Consider the TRS R consisting of the rewrite rules

1: le(0,y) -> true
2: le(s(x),0) -> false
3: le(s(x),s(y)) -> le(x,y)
4: minus(0,y) -> 0
5: minus(s(x),y) -> if_minus(le(s(x),y),s(x),y)
6: if_minus(true,s(x),y) -> 0
7: if_minus(false,s(x),y) -> s(minus(x,y))
8: gcd(0,y) -> y
9: gcd(s(x),0) -> s(x)
10: gcd(s(x),s(y)) -> if_gcd(le(y,x),s(x),s(y))
11: if_gcd(true,s(x),s(y)) -> gcd(minus(x,y),s(y))
12: if_gcd(false,s(x),s(y)) -> gcd(minus(y,x),s(x))

There are 10 dependency pairs:

13: LE(s(x),s(y)) -> LE(x,y)
14: MINUS(s(x),y) -> IF_MINUS(le(s(x),y),s(x),y)
15: MINUS(s(x),y) -> LE(s(x),y)
16: IF_MINUS(false,s(x),y) -> MINUS(x,y)
17: GCD(s(x),s(y)) -> IF_GCD(le(y,x),s(x),s(y))
18: GCD(s(x),s(y)) -> LE(y,x)
19: IF_GCD(true,s(x),s(y)) -> GCD(minus(x,y),s(y))
20: IF_GCD(true,s(x),s(y)) -> MINUS(x,y)
21: IF_GCD(false,s(x),s(y)) -> GCD(minus(y,x),s(x))
22: IF_GCD(false,s(x),s(y)) -> MINUS(y,x)
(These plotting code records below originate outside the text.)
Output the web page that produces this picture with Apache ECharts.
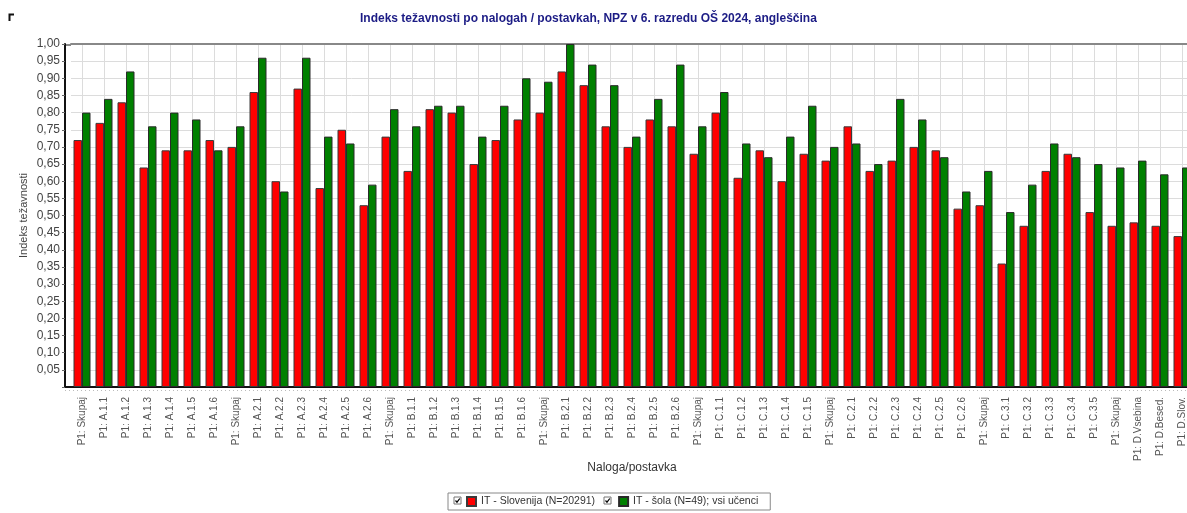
<!DOCTYPE html>
<html>
<head>
<meta charset="utf-8">
<script src="https://cdn.jsdelivr.net/npm/echarts@6/dist/echarts.min.js"></script>
<style>
  html, body { margin: 0; padding: 0; background: #fff; overflow: hidden; }
  #chart { width: 1200px; height: 513px; }
</style>
</head>
<body>
<div id="chart"></div>
<script>
// kategorije (naloge / postavke)
var categories = [
  'P1: Skupaj', 'P1: A.1.1', 'P1: A.1.2', 'P1: A.1.3', 'P1: A.1.4', 'P1: A.1.5', 'P1: A.1.6',
  'P1: Skupaj', 'P1: A.2.1', 'P1: A.2.2', 'P1: A.2.3', 'P1: A.2.4', 'P1: A.2.5', 'P1: A.2.6',
  'P1: Skupaj', 'P1: B.1.1', 'P1: B.1.2', 'P1: B.1.3', 'P1: B.1.4', 'P1: B.1.5', 'P1: B.1.6',
  'P1: Skupaj', 'P1: B.2.1', 'P1: B.2.2', 'P1: B.2.3', 'P1: B.2.4', 'P1: B.2.5', 'P1: B.2.6',
  'P1: Skupaj', 'P1: C.1.1', 'P1: C.1.2', 'P1: C.1.3', 'P1: C.1.4', 'P1: C.1.5',
  'P1: Skupaj', 'P1: C.2.1', 'P1: C.2.2', 'P1: C.2.3', 'P1: C.2.4', 'P1: C.2.5', 'P1: C.2.6',
  'P1: Skupaj', 'P1: C.3.1', 'P1: C.3.2', 'P1: C.3.3', 'P1: C.3.4', 'P1: C.3.5',
  'P1: Skupaj', 'P1: D.Vsebina', 'P1: D.Besed.', 'P1: D.Slov.'
];

// IT - Slovenija
var slovenija = [
  0.72, 0.77, 0.83, 0.64, 0.69, 0.69, 0.72,
  0.70, 0.86, 0.60, 0.87, 0.58, 0.75, 0.53,
  0.73, 0.63, 0.81, 0.80, 0.65, 0.72, 0.78,
  0.80, 0.92, 0.88, 0.76, 0.70, 0.78, 0.76,
  0.68, 0.80, 0.61, 0.69, 0.60, 0.68,
  0.66, 0.76, 0.63, 0.66, 0.70, 0.69, 0.52,
  0.53, 0.36, 0.47, 0.63, 0.68, 0.51,
  0.47, 0.48, 0.47, 0.44
];

// IT - šola
var sola = [
  0.80, 0.84, 0.92, 0.76, 0.80, 0.78, 0.69,
  0.76, 0.96, 0.57, 0.96, 0.73, 0.71, 0.59,
  0.81, 0.76, 0.82, 0.82, 0.73, 0.82, 0.90,
  0.89, 1.00, 0.94, 0.88, 0.73, 0.84, 0.94,
  0.76, 0.86, 0.71, 0.67, 0.73, 0.82,
  0.70, 0.71, 0.65, 0.84, 0.78, 0.67, 0.57,
  0.63, 0.51, 0.59, 0.71, 0.67, 0.65,
  0.64, 0.66, 0.62, 0.64
];

var seriesNames = ['IT - Slovenija (N=20291)', 'IT - šola (N=49); vsi učenci'];

var font = '"Liberation Sans", Arial, sans-serif';
var myChart = echarts.init(document.getElementById('chart'));

// kljukica v legendi
function checkbox(x, y) {
  return {
    type: 'group', x: x, y: y, silent: true,
    children: [
      { type: 'rect', shape: { x: 0, y: 0, width: 7, height: 7 }, style: { fill: '#fff', stroke: '#777', lineWidth: 1 } },
      { type: 'polyline', shape: { points: [[1.5, 3.5], [3, 5.2], [5.8, 1.5]] }, style: { stroke: '#000', lineWidth: 1.2, fill: null } }
    ]
  };
}

var option = {
  backgroundColor: '#fff',
  animation: false,
  title: {
    text: 'Indeks težavnosti po nalogah / postavkah, NPZ v 6. razredu OŠ 2024, angleščina',
    left: 355,
    top: 8,
    textStyle: { fontFamily: font, fontSize: 12, fontWeight: 'bold', color: '#1c1c85' }
  },
  legend: {
    left: 448,
    top: 493,
    padding: [3, 12, 3, 18],
    itemWidth: 9,
    itemHeight: 9,
    itemGap: 23,
    icon: 'rect',
    borderColor: '#888',
    borderWidth: 1,
    borderRadius: 0,
    textStyle: { fontFamily: font, fontSize: 10.5, color: '#333' },
    data: seriesNames
  },
  grid: {
    left: 71,
    right: 7,
    top: 44,
    bottom: 126,
    containLabel: false
  },
  xAxis: [{
    type: 'category',
    data: categories,
    boundaryGap: true,
    name: 'Naloga/postavka',
    nameLocation: 'middle',
    nameGap: 75,
    nameMoveOverlap: false,
    nameTextStyle: { fontFamily: font, fontSize: 12, color: '#333' },
    axisLine: { lineStyle: { color: '#111', width: 2 } },
    axisTick: { show: false },
    axisLabel: {
      interval: 0,
      rotate: 90,
      margin: 10,
      fontFamily: font,
      fontSize: 10,
      color: '#555'
    },
    splitLine: { show: true, alignWithLabel: true, lineStyle: { color: '#dcdcdc', width: 1 } }
  }, {
    type: 'category',
    position: 'top',
    data: categories,
    axisLine: { lineStyle: { color: '#888', width: 2 } },
    axisTick: { show: false },
    axisLabel: { show: false }
  }],
  yAxis: {
    type: 'value',
    min: 0,
    max: 1,
    interval: 0.05,
    offset: 6,
    name: 'Indeks težavnosti',
    nameLocation: 'middle',
    nameGap: 36,
    nameMoveOverlap: false,
    nameTextStyle: { fontFamily: font, fontSize: 11, color: '#444' },
    axisLine: { show: true, lineStyle: { color: '#111', width: 2 } },
    axisTick: { show: true, length: 3, lineStyle: { color: '#666' } },
    axisLabel: {
      margin: 5,
      fontFamily: font,
      fontSize: 12,
      color: '#444',
      formatter: function (v) {
        if (v === 0) return '';
        return v.toFixed(2).replace('.', ',');
      }
    },
    splitLine: { show: true, lineStyle: { color: '#dcdcdc', width: 1 } }
  },
  series: [{
    name: seriesNames[0],
    type: 'bar',
    data: slovenija,
    barWidth: 8.5,
    barGap: '0%',
    itemStyle: { color: '#ff0000', borderColor: '#3a3a3a', borderWidth: 1 }
  }, {
    name: seriesNames[1],
    type: 'bar',
    data: sola,
    barWidth: 8.5,
    barGap: '0%',
    itemStyle: { color: '#008000', borderColor: '#2a2a2a', borderWidth: 1 }
  }],
  graphic: [
    // ostanek obrezane slike levo zgoraj
    { type: 'polyline', shape: { points: [[9.5, 21], [9.5, 14.5], [14, 14.5]] }, style: { stroke: '#111', lineWidth: 2, fill: null } },
    // drobne oznake pod osjo x
    { type: 'line', shape: { x1: 65, y1: 390.5, x2: 1193, y2: 390.5 }, style: { stroke: '#bbb', lineWidth: 1, lineDash: [1, 3] } },
    // levi del mreže med osjo y in prvo kategorijo
    { type: 'line', shape: { x1: 65, y1: 45, x2: 71, y2: 45 }, style: { stroke: '#888', lineWidth: 2 } },
    { type: 'line', shape: { x1: 65, y1: 387, x2: 71, y2: 387 }, style: { stroke: '#111', lineWidth: 2 } },
    checkbox(454, 497),
    checkbox(604, 497)
  ]
};

myChart.setOption(option);
</script>
</body>
</html>
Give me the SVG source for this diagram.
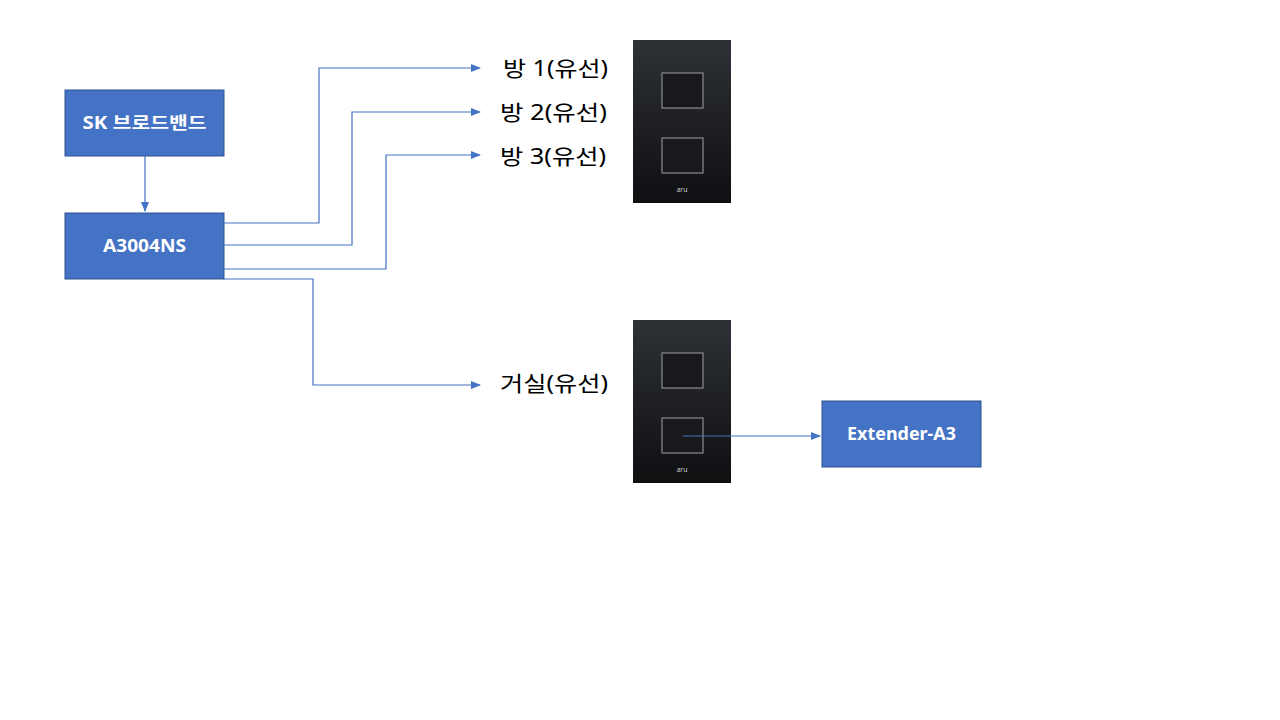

The approximated dependency graph contains 3 SCCs:
{13},
{14,16}
and {17,19,21}.

- Consider the SCC {13}.
There are no usable rules.
By taking the polynomial interpretation
[s](x) = x + 1
and [LE](x,y) = x + y + 1,
rule 13
is strictly decreasing.

- Consider the SCC {14,16}.
The usable rules are {1-3}.
By taking the polynomial interpretation
[0] = [false] = [true] = 1,
[s](x) = x + 1,
[le](x,y) = [MINUS](x,y) = x + y + 1
and [IF_MINUS](x,y,z) = y + z + 1,
rule 14
is weakly decreasing and
the rules in {1-3,16}
are strictly decreasing.

- Consider the SCC {17,19,21}.
The usable rules are {1-7}.
By taking the polynomial interpretation
[0] = [false] = [true] = 1,
[minus](x,y) = x,
[s](x) = x + 1,
[GCD](x,y) = [le](x,y) = x + y + 1,
[if_minus](x,y,z) = y
and [IF_GCD](x,y,z) = y + z + 1,
the rules in {4-7,17}
are weakly decreasing and
the rules in {1-3,19,21}
are strictly decreasing.

Hence the TRS is terminating.